13 Nov 2014 By Robert Cole

Perma-speculation that Belgian brewer AB InBev will make a bid probably accounts for most of the share price premium enjoyed by rival SABMiller. Without such support, the UK group’s stock could drift lower.

True, SAB generated a 16 percent improvement in pretax profit in the six months to Sept. 30, despite being held back by currency movements. But the headline figure was flattered by proceeds from the disposal of its investment in the Tsogo Sun hotel and gaming business in South Africa. The bright spot was SAB’s soft drinks business, where volumes rose 9 percent. This now accounts for 20 percent of total volumes – although margins are still better on alcohol.

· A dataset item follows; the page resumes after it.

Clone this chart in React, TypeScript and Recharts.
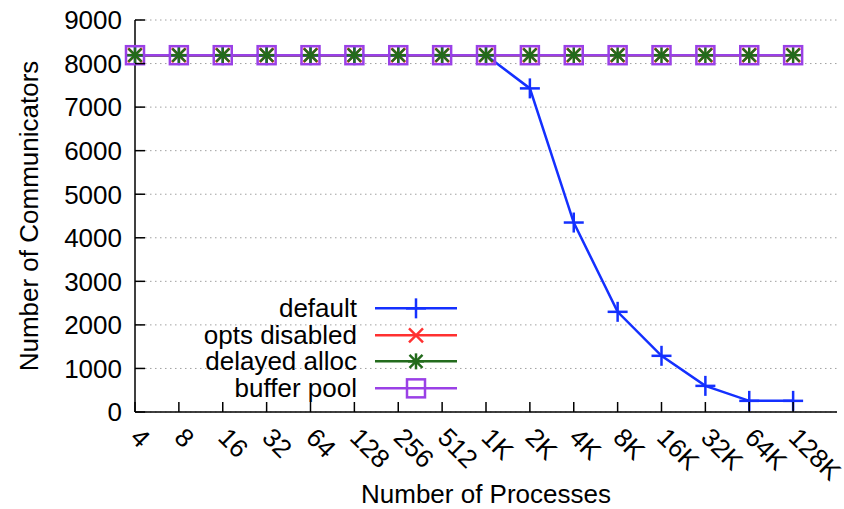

SAB remains primarily a beer company and its weak beer volumes, sliding 1 percent in the first half, are a problem that looks here to stay. The developed markets in Europe and North America showed little or no growth in sales or profit. The going is especially tough in Australia, where SAB bulked up big time with the 2011 acquisition of Foster’s. It is too soon to conclude the deal is unravelling – management says the integration is nearly complete and the promised synergies are coming through. But the timing, just before an economic slowdown, is starting to look unfortunate.

Drinkers’ thirsts around the world may return. It is possible that M&A – in soft drinks and beer – will also propel SAB’s earnings in future as it has in the past. But large-scale targets are few and far between. Dutch rival Heineken’s stern rebuttal of an approach made earlier in the year makes that deal look unlikely in the near-term.

Shares in SAB trade on a multiple of 20 times forward earnings, according to Starmine. That is higher than each of its closest rivals, AB InBev and Heineken. It is 15 percent ahead of the European consumer staples sector and some 50 percent more than the average Stoxx 600 listing.

SAB has its attractions, with exposure to emerging African, Asian and Latin American markets. But it is far from certain that it can justify the premium to peers that are hardly cheap themselves.